Moreover, clientelism, favouritism and nepotism have been sporadically observed in Greek academia. Finally, the decline of the idea of the public university affected Greek academia and, to some extent, academic research was privatised through processes that lacked transparency.

All these reasons rendered higher education reform necessary in the minds of most academics and they wanted to see reforms which would enhance its public character: more democracy, sufficient funding, and better conditions for academic teaching and research. In fact, a number of reforms have taken place since 1982, but none has solved the problems mentioned above.

In the meantime, the Bologna Process made official the move away from the public university in the European Union. Reforms in Greece along the Bologna track were bound to follow. Yet some of the provisions (namely the imposition of tuition fees and external forms of university administration) were incompatible with the constitution as well as with the views and aspirations of the Greek academic community and society.

In 2006, the New Democracy government initiated a constitutional amendment. However, growing unrest in universities and in Greek society ensured this amendment did not come into effect.

In 2009, the PASOK Party came to power, the economic crisis began and the Greek austerity plan was launched. University budgets were cut by 30% in 2010 and by another 20% in 2011, although according to the agreement between Greece, the EU and the IMF, cuts in the Ministry of Education amounted to only 7%.

Then the recruitment ratio in the public sector was extended to academics (one recruitment for 10 retirements). The ‘shock and awe’ strategy adopted for the neo-liberal restructuring of the Greek economy and society provided an unexpected opportunity for those who wanted to introduce educational neo-liberalism.

To legitimise its strategy, the government began a campaign to denigrate Greek universities and academics alike. Then it presented a reform bill, which was opposed by the vast majority of university senates, schools and departments, by the Council of University Rectors and by local university teaching unions.

The government submitted the reform bill to parliament on 21 July 2011 and it will be discussed and voted on this month in the face of opposition from the academic community and all political parties, with the exception of the ultra-right political party LAOS.

This bill seeks to enforce sweeping changes in Greek academia and dissolve all existing structures, administrative and academic alike, so that higher education in Greece reverts from a democratic to an authoritarian oligarchic model.

The proposed changes affect not only the administration of universities, which it views more like management, but also knowledge production and reproduction, research and the way different academic disciplines are governed.

With further budget cuts expected, the implementation of this reform creates a context for subordinating knowledge to concerns about finance, increasing insecurity among academic staff, restricting academic freedom and undermining critical thought.

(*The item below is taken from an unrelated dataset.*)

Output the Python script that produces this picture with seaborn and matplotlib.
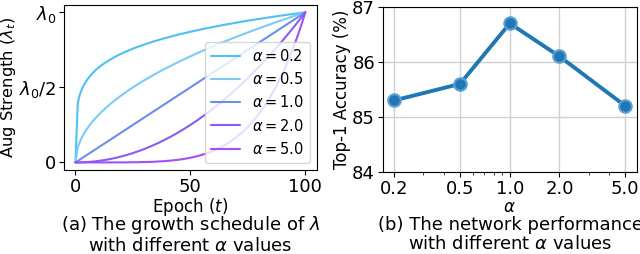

Moreover, it portends a gloomy future for universities in the Greek periphery, for social science, humanities and other ‘non-commercial’ scientific fields.

To highlight some of the key changes introduced by the new bill:

a) The Board of Administration (council) will not merely audit decisions of the senate but will decide, without any controls, on every aspect of academic life, including research objectives and programmes of study. This will increase the negative aspects of Greek higher education, resulting in the centralisation of higher education administration and more nepotism, and will place universities under the direct control of the government.

b) Universities will be organised solely in schools. Academic departments will be practically abolished, their disciplinary status threatened and their role reduced to taking decisions on teaching practicalities.

c) Free education is guaranteed only for three years, paving the way for establishing undergraduate tuition fees for further years of study. This will lead to further burdens for Greek families at a time of crisis or to graduates incurring huge bank debts in a country where unemployment has officially reached 15%, leading, ultimately, to an increase in educational inequalities.

d) Budget cuts and quality assessment will be introduced with the objective of involving the private sector in the funding of higher education and research. The threat that the latter will lead to research becoming subordinated to financial aims is clear. Moreover, the private sector has proved unwilling to finance academic activity, and it is likely that this will increasingly be the case in the context of the present crisis. What sort of higher education and research will this assure in view of further cuts in years to come?

e) The existing national pay scales of teaching staff will be replaced by individualised, ‘productivity’-related pay scales, while insecure employment is to become the norm for lower rank employees.

The planned reform launches a restructuring of higher education accommodating the new economic status of the country. Wrapped up in the vocabulary of novelty, excellence and progress is the demand for cheap, ‘subjugated’ and recyclable scientific personnel as well as disciplined academic staff.

* Giorgos Aggelopoulos is at the University of Macedonia in Thesaloniki, and Rania Astrinaki is at Panteion University in Athens.